Caixin
Dec 20, 2018 08:16 PM
BUSINESS & TECH

Regulator Approves $1.84 Billion Boost for Chalco as Aluminum Industry Woes Continue

Aluminum oxide powder produced by Aluminum Corp. of China is stored at a warehouse. Photo: VCG
Aluminum oxide powder produced by Aluminum Corp. of China is stored at a warehouse. Photo: VCG

Regulators gave the green light for metals giant Aluminum Corp. of China Ltd. (Chalco) to sell shares to a range of state-run investors as it looks to inject funds while the aluminum industry continues through a rocky patch.

The listed company, whose main shareholder is state-owned behemoth Aluminum Corp. of China (Chinalco), said that the China Securities Regulatory Commission (CSRC) had approved plans to issue shares with underlying asset value of 12.7 billion yuan ($1.84 billion), according to a filing (link in Chinese) with the Shanghai Stock Exchange.

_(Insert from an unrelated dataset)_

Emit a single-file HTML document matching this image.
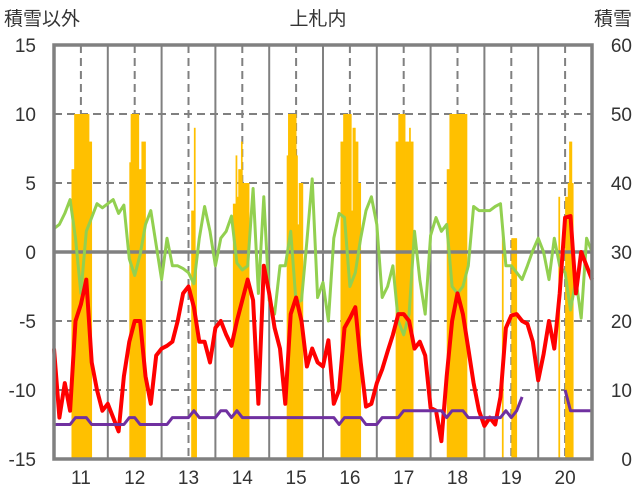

The shares will allow eight companies led by Huarong Ruitong (a unit of the country’s distressed debt manager China Huarong Asset Management Co.), as well as China Life Insurance and ICBC Financial Investment Co. to take stakes in Chinalco subsidiaries Baotou Aluminum Co. Ltd., (25.67%), Shandong Aluminum Industry Co. (30.8%) China Aluminum Industry Co., Ltd. Zhongzhou branch (36.9%) and Chinalco Mining Corp. International (81.14%).

The aluminum industry has been facing tough conditions, with an overabundance of supply and falling demand, while China’s domestic industry faces substantial pressure from tougher environmental regulations and rising pressure to cut excess capacity. Aluminum futures are down 14% for the year so far on the Shanghai Futures Exchange. The China Nonferrous Metals Industry Association, an industry body, has called a meeting of the biggest producers for Friday to discuss the dire state of the market, Reuters reported.

Both Chalco and Chinalco remain profitable, with Chalco reporting net income of 640.9 million yuan in the third quarter of this year, up 6.8% year-on-year. However, both the state-owned entity and Chalco are feeling the strain of a difficult market. “We’re not very optimistic,” Chinalco’s deputy general manager Ao Hong, said last month. “We’re under huge pressure, so the company has to accelerate reform and cut costs internally.”

Analysts expect Chalco to continue to receive high level support from the government, despite being a listed company.